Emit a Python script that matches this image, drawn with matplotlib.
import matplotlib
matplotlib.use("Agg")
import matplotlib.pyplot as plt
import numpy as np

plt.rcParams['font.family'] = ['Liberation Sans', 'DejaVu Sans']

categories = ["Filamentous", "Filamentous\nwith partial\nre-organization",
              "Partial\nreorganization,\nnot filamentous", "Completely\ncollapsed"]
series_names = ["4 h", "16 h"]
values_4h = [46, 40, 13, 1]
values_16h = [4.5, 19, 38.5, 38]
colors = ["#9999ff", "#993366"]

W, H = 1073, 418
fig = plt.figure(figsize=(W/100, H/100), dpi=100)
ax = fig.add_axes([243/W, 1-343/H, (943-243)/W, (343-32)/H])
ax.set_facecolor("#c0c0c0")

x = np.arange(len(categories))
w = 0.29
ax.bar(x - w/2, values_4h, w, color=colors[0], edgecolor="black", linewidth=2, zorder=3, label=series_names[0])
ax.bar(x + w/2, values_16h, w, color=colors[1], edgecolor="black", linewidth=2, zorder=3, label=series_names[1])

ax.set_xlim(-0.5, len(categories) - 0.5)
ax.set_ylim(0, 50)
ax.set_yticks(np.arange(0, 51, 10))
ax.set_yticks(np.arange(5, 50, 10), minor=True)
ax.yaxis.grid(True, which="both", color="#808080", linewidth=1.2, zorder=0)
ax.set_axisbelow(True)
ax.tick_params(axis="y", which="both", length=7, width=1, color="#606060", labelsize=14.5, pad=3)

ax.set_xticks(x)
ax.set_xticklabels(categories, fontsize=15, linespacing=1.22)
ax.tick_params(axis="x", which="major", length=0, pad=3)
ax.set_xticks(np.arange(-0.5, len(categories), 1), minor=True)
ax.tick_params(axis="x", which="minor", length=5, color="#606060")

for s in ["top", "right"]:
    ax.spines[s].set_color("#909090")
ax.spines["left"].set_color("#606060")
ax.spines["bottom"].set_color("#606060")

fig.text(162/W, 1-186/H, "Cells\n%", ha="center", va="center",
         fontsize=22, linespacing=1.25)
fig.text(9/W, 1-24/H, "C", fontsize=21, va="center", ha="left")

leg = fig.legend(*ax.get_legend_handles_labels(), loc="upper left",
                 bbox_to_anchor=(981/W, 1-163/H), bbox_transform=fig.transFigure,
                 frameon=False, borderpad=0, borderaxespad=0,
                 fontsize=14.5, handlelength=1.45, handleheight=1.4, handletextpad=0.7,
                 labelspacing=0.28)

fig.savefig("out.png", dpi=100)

- [GOAL]: Give the count of lines holding the word "matplotlib" and nothing more.

- [THE RESPONSE]: 4